■ **What is needed**: Without including any images, repeat the data exactly.

|---|

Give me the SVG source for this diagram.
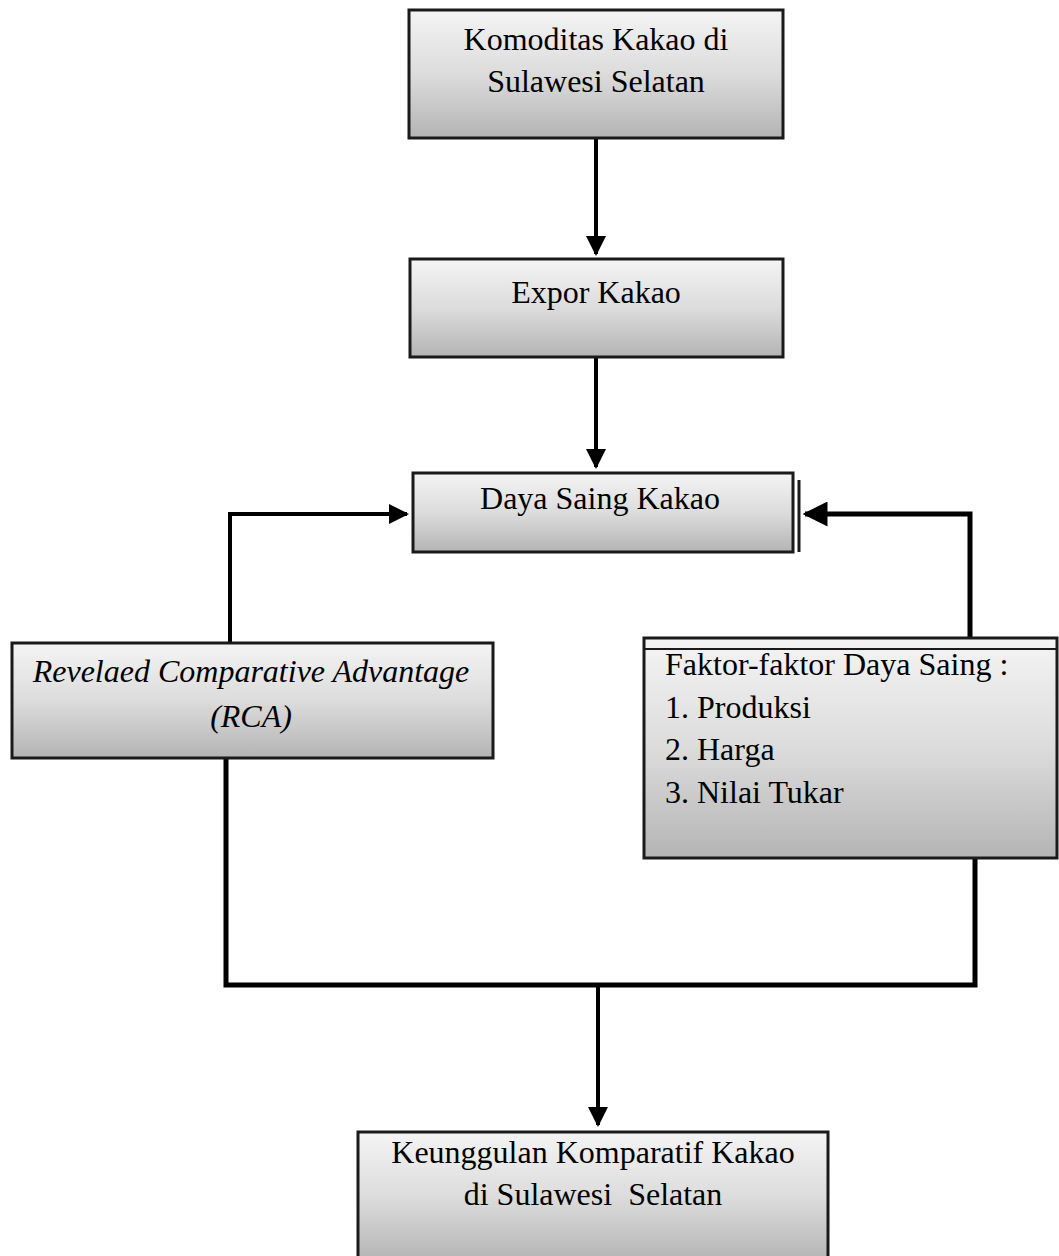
<svg xmlns="http://www.w3.org/2000/svg" width="1059" height="1256" viewBox="0 0 1059 1256">
<defs>
<linearGradient id="g" x1="0" y1="0" x2="0" y2="1">
<stop offset="0" stop-color="#f4f4f4"/>
<stop offset="0.5" stop-color="#dcdcdc"/>
<stop offset="1" stop-color="#b4b4b4"/>
</linearGradient>
<marker id="ah" viewBox="0 0 10 10" refX="9" refY="5" markerWidth="5" markerHeight="5" orient="auto" markerUnits="strokeWidth">
<path d="M0,0 L10,5 L0,10 z" fill="#000"/>
</marker>
</defs>
<style>
.box{fill:url(#g);stroke:#1a1a1a;stroke-width:3}
.t{font-family:"Liberation Serif","Times New Roman",serif;font-size:32px;fill:#000;white-space:pre}
.c{stroke:#000;stroke-width:4;fill:none}
.c5{stroke:#000;stroke-width:5;fill:none}
</style>
<rect width="1059" height="1256" fill="#fff"/>
<g id="connectors">
<path class="c" d="M596,139 V254" marker-end="url(#ah)"/>
<path class="c" d="M596,358 V467" marker-end="url(#ah)"/>
<path class="c" d="M230,643 V514 H407" marker-end="url(#ah)"/>
<path class="c5" d="M970,637 V514 H805" marker-end="url(#ah)"/>
<path class="c5" d="M226,758 V985 H975 V858"/>
<path class="c" d="M598,985 V1125" marker-end="url(#ah)"/>
</g>
<g id="n1">
<rect class="box" x="409" y="10" width="374" height="128"/>
<text class="t" x="596" y="50" text-anchor="middle">Komoditas Kakao di</text>
<text class="t" x="596" y="92" text-anchor="middle">Sulawesi Selatan</text>
</g>
<g id="n2">
<rect class="box" x="410" y="259" width="373" height="98"/>
<text class="t" x="596" y="303" text-anchor="middle">Expor Kakao</text>
</g>
<g id="n3">
<rect class="box" x="413" y="473" width="380" height="79"/>
<line x1="799" y1="480" x2="799" y2="552" stroke="#1a1a1a" stroke-width="3"/>
<text class="t" x="600" y="509" text-anchor="middle">Daya Saing Kakao</text>
</g>
<g id="n4">
<rect class="box" x="12" y="643" width="481" height="115"/>
<text class="t" x="251" y="682" text-anchor="middle" font-style="italic">Revelaed Comparative Advantage</text>
<text class="t" x="251" y="727" text-anchor="middle" font-style="italic">(RCA)</text>
</g>
<g id="n5">
<rect class="box" x="644" y="638" width="413" height="220"/>
<line x1="644" y1="649" x2="1057" y2="649" stroke="#1a1a1a" stroke-width="2"/>
<text class="t" x="665" y="675">Faktor-faktor Daya Saing :</text>
<text class="t" x="665" y="718">1. Produksi</text>
<text class="t" x="665" y="760">2. Harga</text>
<text class="t" x="665" y="803">3. Nilai Tukar</text>
</g>
<g id="n6">
<rect class="box" x="358" y="1132" width="470" height="130"/>
<text class="t" x="593" y="1163" text-anchor="middle">Keunggulan Komparatif Kakao</text>
<text class="t" x="593" y="1205" text-anchor="middle">di Sulawesi  Selatan</text>
</g>
</svg>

|---|

■ **Right answer**:
Give me the SVG source for this diagram.
<svg xmlns="http://www.w3.org/2000/svg" width="1059" height="1256" viewBox="0 0 1059 1256">
<defs>
<linearGradient id="g" x1="0" y1="0" x2="0" y2="1">
<stop offset="0" stop-color="#f4f4f4"/>
<stop offset="0.5" stop-color="#dcdcdc"/>
<stop offset="1" stop-color="#b4b4b4"/>
</linearGradient>
<marker id="ah" viewBox="0 0 10 10" refX="9" refY="5" markerWidth="5" markerHeight="5" orient="auto" markerUnits="strokeWidth">
<path d="M0,0 L10,5 L0,10 z" fill="#000"/>
</marker>
</defs>
<style>
.box{fill:url(#g);stroke:#1a1a1a;stroke-width:3}
.t{font-family:"Liberation Serif","Times New Roman",serif;font-size:32px;fill:#000;white-space:pre}
.c{stroke:#000;stroke-width:4;fill:none}
.c5{stroke:#000;stroke-width:5;fill:none}
</style>
<rect width="1059" height="1256" fill="#fff"/>
<g id="connectors">
<path class="c" d="M596,139 V254" marker-end="url(#ah)"/>
<path class="c" d="M596,358 V467" marker-end="url(#ah)"/>
<path class="c" d="M230,643 V514 H407" marker-end="url(#ah)"/>
<path class="c5" d="M970,637 V514 H805" marker-end="url(#ah)"/>
<path class="c5" d="M226,758 V985 H975 V858"/>
<path class="c" d="M598,985 V1125" marker-end="url(#ah)"/>
</g>
<g id="n1">
<rect class="box" x="409" y="10" width="374" height="128"/>
<text class="t" x="596" y="50" text-anchor="middle">Komoditas Kakao di</text>
<text class="t" x="596" y="92" text-anchor="middle">Sulawesi Selatan</text>
</g>
<g id="n2">
<rect class="box" x="410" y="259" width="373" height="98"/>
<text class="t" x="596" y="303" text-anchor="middle">Expor Kakao</text>
</g>
<g id="n3">
<rect class="box" x="413" y="473" width="380" height="79"/>
<line x1="799" y1="480" x2="799" y2="552" stroke="#1a1a1a" stroke-width="3"/>
<text class="t" x="600" y="509" text-anchor="middle">Daya Saing Kakao</text>
</g>
<g id="n4">
<rect class="box" x="12" y="643" width="481" height="115"/>
<text class="t" x="251" y="682" text-anchor="middle" font-style="italic">Revelaed Comparative Advantage</text>
<text class="t" x="251" y="727" text-anchor="middle" font-style="italic">(RCA)</text>
</g>
<g id="n5">
<rect class="box" x="644" y="638" width="413" height="220"/>
<line x1="644" y1="649" x2="1057" y2="649" stroke="#1a1a1a" stroke-width="2"/>
<text class="t" x="665" y="675">Faktor-faktor Daya Saing :</text>
<text class="t" x="665" y="718">1. Produksi</text>
<text class="t" x="665" y="760">2. Harga</text>
<text class="t" x="665" y="803">3. Nilai Tukar</text>
</g>
<g id="n6">
<rect class="box" x="358" y="1132" width="470" height="130"/>
<text class="t" x="593" y="1163" text-anchor="middle">Keunggulan Komparatif Kakao</text>
<text class="t" x="593" y="1205" text-anchor="middle">di Sulawesi  Selatan</text>
</g>
</svg>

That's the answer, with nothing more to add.